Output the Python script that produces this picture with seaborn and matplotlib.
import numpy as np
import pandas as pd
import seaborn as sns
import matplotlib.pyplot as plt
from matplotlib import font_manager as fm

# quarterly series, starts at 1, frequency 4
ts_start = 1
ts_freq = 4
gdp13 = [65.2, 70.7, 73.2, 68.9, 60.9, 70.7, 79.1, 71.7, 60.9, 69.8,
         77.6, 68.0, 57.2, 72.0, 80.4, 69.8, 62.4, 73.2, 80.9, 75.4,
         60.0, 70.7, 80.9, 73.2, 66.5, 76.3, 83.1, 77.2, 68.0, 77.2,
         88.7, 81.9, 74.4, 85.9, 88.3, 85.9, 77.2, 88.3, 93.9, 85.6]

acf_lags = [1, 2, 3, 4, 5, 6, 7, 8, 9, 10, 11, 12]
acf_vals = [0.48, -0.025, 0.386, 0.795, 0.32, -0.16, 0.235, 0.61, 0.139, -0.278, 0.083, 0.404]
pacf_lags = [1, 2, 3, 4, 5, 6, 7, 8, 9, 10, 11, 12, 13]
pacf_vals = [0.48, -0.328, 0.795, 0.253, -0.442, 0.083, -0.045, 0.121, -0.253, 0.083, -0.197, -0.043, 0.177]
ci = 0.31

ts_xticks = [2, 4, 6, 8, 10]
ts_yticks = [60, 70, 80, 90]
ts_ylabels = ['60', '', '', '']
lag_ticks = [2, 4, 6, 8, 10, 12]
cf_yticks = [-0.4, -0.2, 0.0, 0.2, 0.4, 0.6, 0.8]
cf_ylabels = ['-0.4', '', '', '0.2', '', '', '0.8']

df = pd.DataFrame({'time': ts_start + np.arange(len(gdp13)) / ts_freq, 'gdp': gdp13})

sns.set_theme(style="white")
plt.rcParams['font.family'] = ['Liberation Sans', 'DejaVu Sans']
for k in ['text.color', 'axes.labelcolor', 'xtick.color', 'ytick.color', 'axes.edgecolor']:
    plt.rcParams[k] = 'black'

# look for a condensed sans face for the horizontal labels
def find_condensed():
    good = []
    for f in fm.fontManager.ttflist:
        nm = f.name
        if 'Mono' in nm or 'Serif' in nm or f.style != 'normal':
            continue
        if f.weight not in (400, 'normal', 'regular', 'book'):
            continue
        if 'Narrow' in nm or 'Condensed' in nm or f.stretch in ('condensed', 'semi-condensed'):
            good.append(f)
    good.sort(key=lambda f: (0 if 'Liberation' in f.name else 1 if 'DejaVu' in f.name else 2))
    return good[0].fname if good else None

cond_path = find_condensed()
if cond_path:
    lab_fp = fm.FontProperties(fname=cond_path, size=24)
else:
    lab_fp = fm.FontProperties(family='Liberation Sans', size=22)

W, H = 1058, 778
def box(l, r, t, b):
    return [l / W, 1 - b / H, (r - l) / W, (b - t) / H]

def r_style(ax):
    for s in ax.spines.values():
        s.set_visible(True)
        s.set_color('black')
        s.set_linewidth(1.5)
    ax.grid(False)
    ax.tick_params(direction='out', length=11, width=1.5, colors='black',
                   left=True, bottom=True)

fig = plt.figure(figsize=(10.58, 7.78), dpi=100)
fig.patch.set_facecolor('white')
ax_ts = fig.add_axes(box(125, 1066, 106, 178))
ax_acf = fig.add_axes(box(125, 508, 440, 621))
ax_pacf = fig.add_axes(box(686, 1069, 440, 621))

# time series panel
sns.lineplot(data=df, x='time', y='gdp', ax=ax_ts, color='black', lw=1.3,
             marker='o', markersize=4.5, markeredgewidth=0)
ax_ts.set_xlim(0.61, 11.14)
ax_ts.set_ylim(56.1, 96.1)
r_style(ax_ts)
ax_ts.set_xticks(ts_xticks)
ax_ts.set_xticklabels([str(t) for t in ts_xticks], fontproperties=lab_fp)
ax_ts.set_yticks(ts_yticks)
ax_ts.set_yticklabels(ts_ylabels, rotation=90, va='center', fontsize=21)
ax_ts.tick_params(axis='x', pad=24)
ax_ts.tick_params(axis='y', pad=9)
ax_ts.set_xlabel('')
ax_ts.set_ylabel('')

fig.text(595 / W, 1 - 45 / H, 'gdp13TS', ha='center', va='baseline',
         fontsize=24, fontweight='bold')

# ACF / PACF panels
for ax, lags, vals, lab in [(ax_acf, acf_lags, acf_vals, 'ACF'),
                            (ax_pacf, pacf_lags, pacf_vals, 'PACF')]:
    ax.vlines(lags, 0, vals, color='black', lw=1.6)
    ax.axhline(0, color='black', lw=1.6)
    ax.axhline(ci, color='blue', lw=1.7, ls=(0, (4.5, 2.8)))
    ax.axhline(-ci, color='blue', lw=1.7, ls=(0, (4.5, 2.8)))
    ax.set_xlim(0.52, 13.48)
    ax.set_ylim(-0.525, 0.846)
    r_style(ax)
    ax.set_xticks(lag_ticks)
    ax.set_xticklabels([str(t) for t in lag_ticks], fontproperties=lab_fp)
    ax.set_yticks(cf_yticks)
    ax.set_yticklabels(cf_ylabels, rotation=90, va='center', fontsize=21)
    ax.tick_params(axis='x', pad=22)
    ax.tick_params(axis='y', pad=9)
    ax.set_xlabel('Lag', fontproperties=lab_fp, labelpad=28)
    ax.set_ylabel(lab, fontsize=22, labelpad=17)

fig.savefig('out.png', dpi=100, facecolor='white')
= = = = = = =
- Exercise description: Quote exactly the first line of the data and every line after it through the one holding "from matplotlib import font_manager as fm".

- Answer in full:
Output the Python script that produces this picture with seaborn and matplotlib.
import numpy as np
import pandas as pd
import seaborn as sns
import matplotlib.pyplot as plt
from matplotlib import font_manager as fm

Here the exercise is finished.